- TASK DESCRIPTION -
From the first line of the data below through the line bearing "0.695, 0.785, 0.834];", reproduce each line exactly; do not include pictures.

- INFORMATION SUPPLIED -
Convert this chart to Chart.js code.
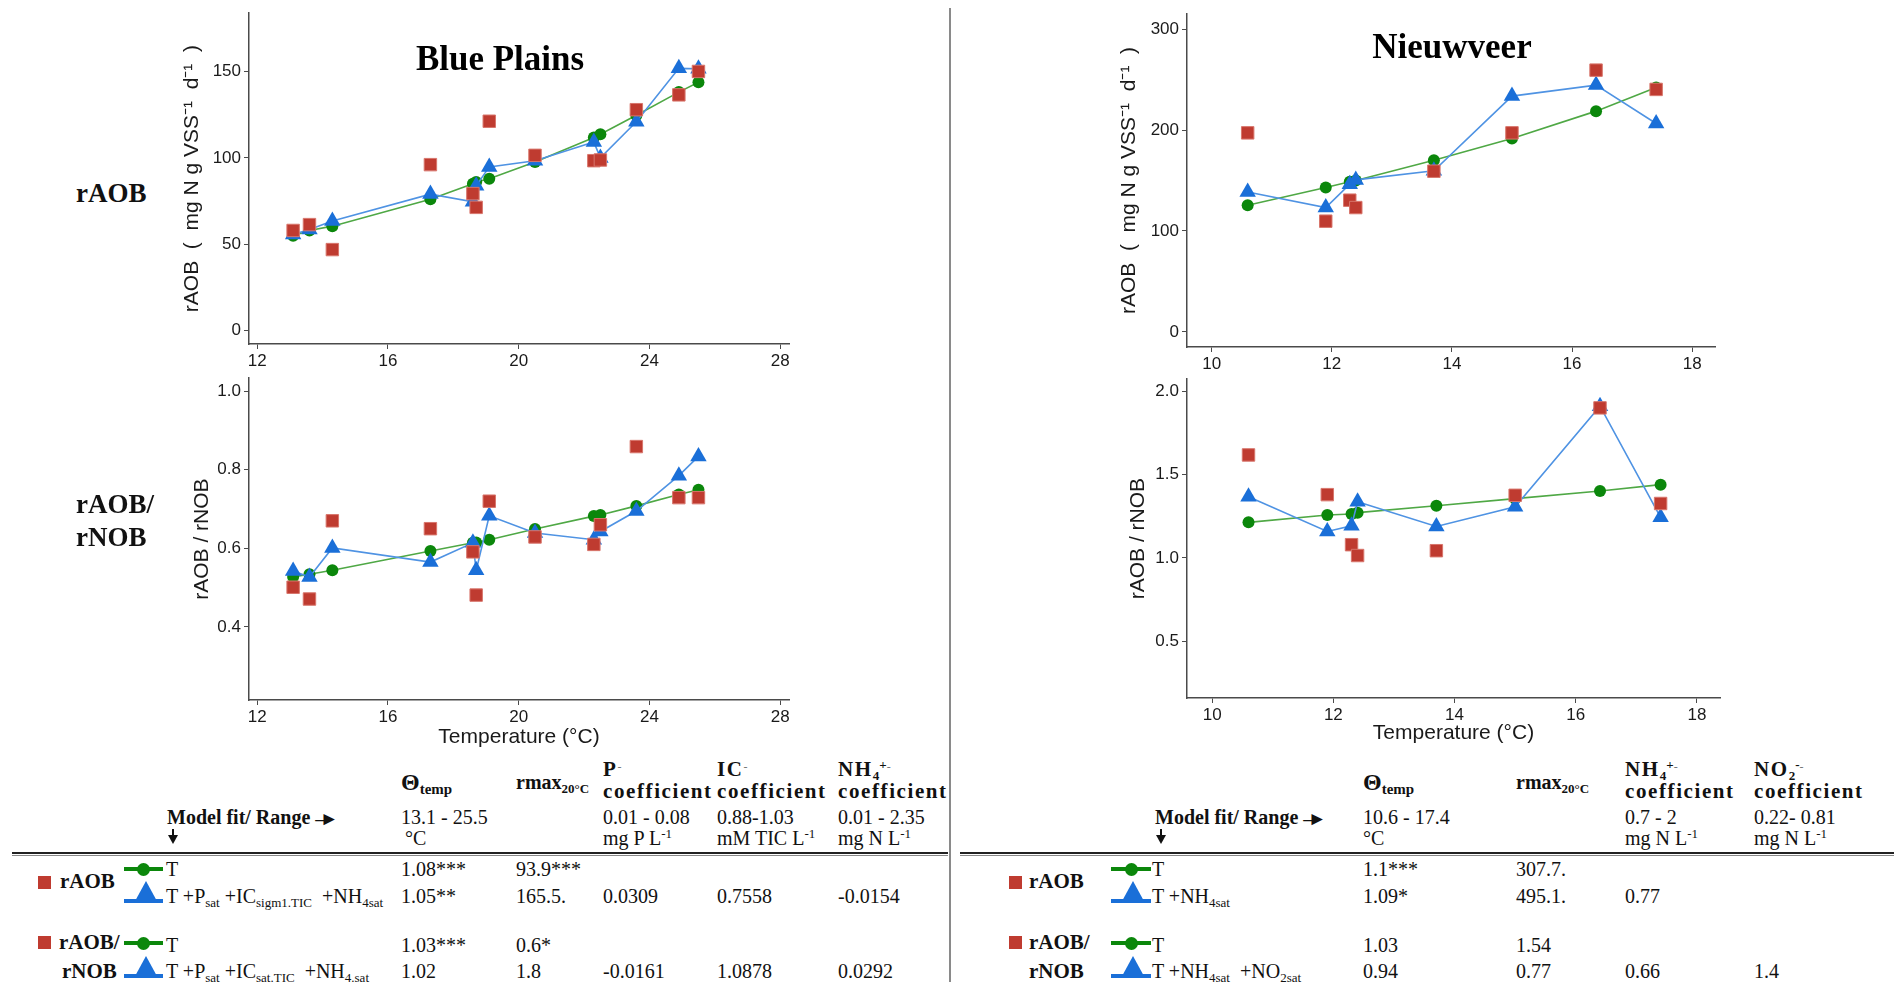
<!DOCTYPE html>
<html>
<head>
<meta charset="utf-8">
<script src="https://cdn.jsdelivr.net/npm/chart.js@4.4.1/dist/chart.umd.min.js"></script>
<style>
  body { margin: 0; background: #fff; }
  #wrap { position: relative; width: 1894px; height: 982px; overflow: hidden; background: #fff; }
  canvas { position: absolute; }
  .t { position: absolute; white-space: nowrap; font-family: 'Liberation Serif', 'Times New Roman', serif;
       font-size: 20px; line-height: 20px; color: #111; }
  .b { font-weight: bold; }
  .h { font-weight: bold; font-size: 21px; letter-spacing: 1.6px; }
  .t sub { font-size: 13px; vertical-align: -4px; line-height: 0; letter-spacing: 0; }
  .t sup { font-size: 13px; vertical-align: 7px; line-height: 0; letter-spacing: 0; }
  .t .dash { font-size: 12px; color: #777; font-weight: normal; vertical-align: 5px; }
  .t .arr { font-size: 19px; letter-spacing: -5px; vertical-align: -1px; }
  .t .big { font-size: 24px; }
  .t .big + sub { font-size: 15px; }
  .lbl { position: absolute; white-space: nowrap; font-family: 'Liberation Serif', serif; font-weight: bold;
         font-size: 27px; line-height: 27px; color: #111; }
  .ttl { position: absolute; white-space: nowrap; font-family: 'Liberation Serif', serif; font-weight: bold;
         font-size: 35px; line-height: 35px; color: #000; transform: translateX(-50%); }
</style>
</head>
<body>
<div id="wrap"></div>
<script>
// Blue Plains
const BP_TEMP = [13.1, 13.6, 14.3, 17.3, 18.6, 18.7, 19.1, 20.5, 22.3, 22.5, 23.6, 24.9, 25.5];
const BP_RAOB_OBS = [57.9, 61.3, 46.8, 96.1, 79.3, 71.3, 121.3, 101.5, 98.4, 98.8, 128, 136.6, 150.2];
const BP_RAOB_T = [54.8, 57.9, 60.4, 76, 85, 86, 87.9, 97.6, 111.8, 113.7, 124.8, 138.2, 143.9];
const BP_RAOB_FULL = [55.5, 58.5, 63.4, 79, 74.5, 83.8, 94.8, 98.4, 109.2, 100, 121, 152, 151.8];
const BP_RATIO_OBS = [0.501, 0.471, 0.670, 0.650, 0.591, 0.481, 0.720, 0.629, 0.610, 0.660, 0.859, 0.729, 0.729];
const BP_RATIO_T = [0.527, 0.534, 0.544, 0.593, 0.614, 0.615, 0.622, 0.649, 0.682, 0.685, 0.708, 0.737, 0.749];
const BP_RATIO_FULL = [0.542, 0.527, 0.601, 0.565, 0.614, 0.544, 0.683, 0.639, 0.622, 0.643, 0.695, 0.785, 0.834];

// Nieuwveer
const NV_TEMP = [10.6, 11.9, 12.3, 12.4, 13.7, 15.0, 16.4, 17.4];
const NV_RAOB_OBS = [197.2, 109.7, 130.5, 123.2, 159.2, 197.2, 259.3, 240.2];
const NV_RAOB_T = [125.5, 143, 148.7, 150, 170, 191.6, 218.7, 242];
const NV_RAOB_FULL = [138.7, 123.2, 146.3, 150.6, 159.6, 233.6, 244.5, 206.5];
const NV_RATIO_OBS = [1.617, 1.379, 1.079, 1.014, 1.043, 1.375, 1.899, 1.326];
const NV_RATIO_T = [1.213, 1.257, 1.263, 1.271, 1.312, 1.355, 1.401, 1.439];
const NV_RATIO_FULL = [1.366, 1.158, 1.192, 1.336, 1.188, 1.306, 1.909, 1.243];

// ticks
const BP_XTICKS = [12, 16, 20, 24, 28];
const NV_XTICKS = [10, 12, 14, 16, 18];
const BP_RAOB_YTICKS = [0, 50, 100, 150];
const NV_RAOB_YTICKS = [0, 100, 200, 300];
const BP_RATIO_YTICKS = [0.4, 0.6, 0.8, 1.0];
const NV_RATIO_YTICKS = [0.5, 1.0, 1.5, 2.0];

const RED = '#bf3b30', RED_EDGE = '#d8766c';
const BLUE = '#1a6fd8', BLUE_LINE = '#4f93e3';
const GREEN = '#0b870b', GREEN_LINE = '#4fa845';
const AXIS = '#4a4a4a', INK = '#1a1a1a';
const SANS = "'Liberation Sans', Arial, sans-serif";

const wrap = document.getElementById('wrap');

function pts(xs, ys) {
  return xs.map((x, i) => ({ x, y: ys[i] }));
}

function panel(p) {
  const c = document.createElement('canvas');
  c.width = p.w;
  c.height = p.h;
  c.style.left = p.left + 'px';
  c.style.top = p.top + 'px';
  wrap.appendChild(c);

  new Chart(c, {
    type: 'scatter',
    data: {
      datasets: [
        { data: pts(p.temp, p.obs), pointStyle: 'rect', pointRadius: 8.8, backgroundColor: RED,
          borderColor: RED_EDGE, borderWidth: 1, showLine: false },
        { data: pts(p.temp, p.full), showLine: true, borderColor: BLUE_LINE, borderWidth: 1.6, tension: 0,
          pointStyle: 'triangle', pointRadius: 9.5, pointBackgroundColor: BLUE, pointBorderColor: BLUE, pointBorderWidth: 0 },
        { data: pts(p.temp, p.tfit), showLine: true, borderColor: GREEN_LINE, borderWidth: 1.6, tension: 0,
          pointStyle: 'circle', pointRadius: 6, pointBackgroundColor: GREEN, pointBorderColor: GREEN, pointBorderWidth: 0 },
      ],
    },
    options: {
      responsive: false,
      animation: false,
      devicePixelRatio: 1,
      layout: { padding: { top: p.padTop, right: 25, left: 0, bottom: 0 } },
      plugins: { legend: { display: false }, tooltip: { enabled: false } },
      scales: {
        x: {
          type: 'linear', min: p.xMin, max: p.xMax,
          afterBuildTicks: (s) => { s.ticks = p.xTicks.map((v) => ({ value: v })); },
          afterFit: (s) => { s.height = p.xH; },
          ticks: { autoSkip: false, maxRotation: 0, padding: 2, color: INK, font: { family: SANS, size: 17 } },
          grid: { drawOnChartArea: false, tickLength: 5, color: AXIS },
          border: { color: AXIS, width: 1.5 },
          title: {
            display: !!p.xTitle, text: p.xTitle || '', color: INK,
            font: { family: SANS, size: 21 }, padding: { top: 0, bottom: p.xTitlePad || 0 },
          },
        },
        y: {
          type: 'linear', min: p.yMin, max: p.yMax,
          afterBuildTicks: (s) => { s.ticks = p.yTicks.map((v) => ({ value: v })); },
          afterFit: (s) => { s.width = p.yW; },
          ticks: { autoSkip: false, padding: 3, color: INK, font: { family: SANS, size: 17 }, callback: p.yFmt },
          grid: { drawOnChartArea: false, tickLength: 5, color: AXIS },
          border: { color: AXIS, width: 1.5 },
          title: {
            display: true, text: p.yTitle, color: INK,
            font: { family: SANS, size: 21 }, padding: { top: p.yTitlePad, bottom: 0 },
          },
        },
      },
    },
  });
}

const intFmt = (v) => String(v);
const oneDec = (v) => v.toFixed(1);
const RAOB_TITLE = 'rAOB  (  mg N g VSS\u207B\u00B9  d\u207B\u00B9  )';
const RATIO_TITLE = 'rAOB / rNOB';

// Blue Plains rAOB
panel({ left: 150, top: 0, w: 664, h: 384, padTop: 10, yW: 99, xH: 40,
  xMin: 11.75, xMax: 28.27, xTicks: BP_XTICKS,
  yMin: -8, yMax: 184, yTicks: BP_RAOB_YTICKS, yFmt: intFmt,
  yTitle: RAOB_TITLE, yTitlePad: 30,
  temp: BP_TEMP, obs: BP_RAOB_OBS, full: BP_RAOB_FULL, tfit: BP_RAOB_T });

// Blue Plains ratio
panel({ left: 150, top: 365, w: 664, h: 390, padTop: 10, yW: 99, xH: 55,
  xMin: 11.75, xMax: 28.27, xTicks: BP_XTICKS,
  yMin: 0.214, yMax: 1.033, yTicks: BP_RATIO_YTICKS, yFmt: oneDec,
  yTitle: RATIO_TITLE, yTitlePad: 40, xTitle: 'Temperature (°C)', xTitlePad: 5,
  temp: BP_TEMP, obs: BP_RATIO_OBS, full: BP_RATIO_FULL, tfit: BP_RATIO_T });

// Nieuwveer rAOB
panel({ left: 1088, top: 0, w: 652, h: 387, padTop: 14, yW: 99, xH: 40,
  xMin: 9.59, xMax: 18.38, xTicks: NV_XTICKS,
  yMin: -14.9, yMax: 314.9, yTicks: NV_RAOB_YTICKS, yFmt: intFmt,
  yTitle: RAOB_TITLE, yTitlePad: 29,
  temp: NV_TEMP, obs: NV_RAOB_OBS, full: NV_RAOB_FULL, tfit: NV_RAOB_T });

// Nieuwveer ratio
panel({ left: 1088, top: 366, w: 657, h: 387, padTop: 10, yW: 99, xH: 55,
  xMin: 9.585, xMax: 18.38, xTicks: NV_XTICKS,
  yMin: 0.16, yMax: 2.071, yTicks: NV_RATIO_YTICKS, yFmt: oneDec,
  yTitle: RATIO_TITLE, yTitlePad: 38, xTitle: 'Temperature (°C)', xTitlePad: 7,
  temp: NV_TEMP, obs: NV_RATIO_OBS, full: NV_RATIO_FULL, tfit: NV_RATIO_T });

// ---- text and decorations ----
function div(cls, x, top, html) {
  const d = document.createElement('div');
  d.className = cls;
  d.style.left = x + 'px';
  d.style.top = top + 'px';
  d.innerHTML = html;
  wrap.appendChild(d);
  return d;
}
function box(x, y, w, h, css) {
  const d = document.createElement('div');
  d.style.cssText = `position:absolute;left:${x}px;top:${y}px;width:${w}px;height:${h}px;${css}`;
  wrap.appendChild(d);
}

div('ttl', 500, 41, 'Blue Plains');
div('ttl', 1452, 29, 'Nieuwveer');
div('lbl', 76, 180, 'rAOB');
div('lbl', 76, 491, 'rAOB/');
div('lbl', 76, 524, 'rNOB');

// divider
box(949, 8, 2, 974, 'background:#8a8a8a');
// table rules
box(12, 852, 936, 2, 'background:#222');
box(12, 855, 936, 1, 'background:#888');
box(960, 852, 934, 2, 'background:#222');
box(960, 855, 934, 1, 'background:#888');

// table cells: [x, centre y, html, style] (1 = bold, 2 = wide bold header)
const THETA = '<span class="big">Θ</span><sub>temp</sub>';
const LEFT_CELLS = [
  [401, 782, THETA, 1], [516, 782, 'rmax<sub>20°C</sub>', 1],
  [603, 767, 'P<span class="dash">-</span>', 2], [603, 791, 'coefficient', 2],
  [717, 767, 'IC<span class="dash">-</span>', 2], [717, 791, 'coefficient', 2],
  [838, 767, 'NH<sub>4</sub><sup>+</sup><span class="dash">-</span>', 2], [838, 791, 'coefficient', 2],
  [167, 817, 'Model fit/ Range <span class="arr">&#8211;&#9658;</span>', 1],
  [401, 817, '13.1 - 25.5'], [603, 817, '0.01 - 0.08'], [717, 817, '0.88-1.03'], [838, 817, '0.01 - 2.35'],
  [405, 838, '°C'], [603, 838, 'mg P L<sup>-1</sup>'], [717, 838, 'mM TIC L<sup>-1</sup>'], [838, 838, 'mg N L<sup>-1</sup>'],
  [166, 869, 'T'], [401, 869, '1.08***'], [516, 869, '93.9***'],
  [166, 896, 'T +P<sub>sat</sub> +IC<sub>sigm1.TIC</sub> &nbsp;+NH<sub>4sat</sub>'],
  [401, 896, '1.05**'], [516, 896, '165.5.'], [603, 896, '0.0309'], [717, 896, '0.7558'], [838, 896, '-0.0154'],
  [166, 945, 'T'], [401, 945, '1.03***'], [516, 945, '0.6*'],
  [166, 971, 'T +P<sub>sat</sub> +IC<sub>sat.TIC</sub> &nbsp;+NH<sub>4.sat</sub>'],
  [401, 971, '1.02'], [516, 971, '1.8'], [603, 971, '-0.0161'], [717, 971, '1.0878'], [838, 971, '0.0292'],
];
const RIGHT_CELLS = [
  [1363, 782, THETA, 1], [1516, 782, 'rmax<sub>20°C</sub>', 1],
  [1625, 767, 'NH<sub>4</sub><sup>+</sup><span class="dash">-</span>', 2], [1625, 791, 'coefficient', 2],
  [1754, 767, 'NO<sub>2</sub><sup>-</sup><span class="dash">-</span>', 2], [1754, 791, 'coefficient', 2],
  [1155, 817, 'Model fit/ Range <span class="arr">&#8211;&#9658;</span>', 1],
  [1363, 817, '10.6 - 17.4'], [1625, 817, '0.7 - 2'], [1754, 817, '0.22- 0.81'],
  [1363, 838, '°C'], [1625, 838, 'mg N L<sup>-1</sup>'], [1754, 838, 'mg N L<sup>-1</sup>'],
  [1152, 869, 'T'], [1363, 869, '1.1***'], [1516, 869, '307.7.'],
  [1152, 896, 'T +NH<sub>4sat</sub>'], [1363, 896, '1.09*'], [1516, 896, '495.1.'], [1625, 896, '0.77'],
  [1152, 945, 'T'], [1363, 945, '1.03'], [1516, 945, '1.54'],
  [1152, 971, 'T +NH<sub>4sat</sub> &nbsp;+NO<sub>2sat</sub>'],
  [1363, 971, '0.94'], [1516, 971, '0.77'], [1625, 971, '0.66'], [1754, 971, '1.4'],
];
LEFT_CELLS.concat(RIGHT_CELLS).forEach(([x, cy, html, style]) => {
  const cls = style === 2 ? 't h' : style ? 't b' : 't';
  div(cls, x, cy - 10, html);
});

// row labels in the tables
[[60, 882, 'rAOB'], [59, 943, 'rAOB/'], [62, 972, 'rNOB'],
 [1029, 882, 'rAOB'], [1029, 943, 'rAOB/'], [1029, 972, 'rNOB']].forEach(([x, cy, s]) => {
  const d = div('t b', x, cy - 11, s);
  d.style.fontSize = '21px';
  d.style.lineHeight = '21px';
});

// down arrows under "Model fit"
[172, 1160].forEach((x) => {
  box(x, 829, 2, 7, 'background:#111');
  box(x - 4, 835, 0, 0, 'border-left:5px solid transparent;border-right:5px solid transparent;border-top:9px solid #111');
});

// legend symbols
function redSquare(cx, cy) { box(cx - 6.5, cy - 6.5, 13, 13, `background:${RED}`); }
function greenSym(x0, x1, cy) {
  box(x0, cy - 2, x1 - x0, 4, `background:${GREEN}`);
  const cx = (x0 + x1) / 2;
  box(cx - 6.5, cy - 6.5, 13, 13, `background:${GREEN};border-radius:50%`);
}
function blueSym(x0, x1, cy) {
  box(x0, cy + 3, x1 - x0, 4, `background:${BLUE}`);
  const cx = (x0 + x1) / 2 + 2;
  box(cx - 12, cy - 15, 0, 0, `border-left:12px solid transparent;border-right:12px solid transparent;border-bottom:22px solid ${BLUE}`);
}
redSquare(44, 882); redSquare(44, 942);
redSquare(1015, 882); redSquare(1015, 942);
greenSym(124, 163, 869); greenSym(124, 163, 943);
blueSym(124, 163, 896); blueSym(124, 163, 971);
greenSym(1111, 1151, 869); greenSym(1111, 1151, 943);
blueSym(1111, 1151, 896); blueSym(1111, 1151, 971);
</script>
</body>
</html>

- RESPONSE BELOW -
Convert this chart to Chart.js code.
<!DOCTYPE html>
<html>
<head>
<meta charset="utf-8">
<script src="https://cdn.jsdelivr.net/npm/chart.js@4.4.1/dist/chart.umd.min.js"></script>
<style>
  body { margin: 0; background: #fff; }
  #wrap { position: relative; width: 1894px; height: 982px; overflow: hidden; background: #fff; }
  canvas { position: absolute; }
  .t { position: absolute; white-space: nowrap; font-family: 'Liberation Serif', 'Times New Roman', serif;
       font-size: 20px; line-height: 20px; color: #111; }
  .b { font-weight: bold; }
  .h { font-weight: bold; font-size: 21px; letter-spacing: 1.6px; }
  .t sub { font-size: 13px; vertical-align: -4px; line-height: 0; letter-spacing: 0; }
  .t sup { font-size: 13px; vertical-align: 7px; line-height: 0; letter-spacing: 0; }
  .t .dash { font-size: 12px; color: #777; font-weight: normal; vertical-align: 5px; }
  .t .arr { font-size: 19px; letter-spacing: -5px; vertical-align: -1px; }
  .t .big { font-size: 24px; }
  .t .big + sub { font-size: 15px; }
  .lbl { position: absolute; white-space: nowrap; font-family: 'Liberation Serif', serif; font-weight: bold;
         font-size: 27px; line-height: 27px; color: #111; }
  .ttl { position: absolute; white-space: nowrap; font-family: 'Liberation Serif', serif; font-weight: bold;
         font-size: 35px; line-height: 35px; color: #000; transform: translateX(-50%); }
</style>
</head>
<body>
<div id="wrap"></div>
<script>
// Blue Plains
const BP_TEMP = [13.1, 13.6, 14.3, 17.3, 18.6, 18.7, 19.1, 20.5, 22.3, 22.5, 23.6, 24.9, 25.5];
const BP_RAOB_OBS = [57.9, 61.3, 46.8, 96.1, 79.3, 71.3, 121.3, 101.5, 98.4, 98.8, 128, 136.6, 150.2];
const BP_RAOB_T = [54.8, 57.9, 60.4, 76, 85, 86, 87.9, 97.6, 111.8, 113.7, 124.8, 138.2, 143.9];
const BP_RAOB_FULL = [55.5, 58.5, 63.4, 79, 74.5, 83.8, 94.8, 98.4, 109.2, 100, 121, 152, 151.8];
const BP_RATIO_OBS = [0.501, 0.471, 0.670, 0.650, 0.591, 0.481, 0.720, 0.629, 0.610, 0.660, 0.859, 0.729, 0.729];
const BP_RATIO_T = [0.527, 0.534, 0.544, 0.593, 0.614, 0.615, 0.622, 0.649, 0.682, 0.685, 0.708, 0.737, 0.749];
const BP_RATIO_FULL = [0.542, 0.527, 0.601, 0.565, 0.614, 0.544, 0.683, 0.639, 0.622, 0.643, 0.695, 0.785, 0.834];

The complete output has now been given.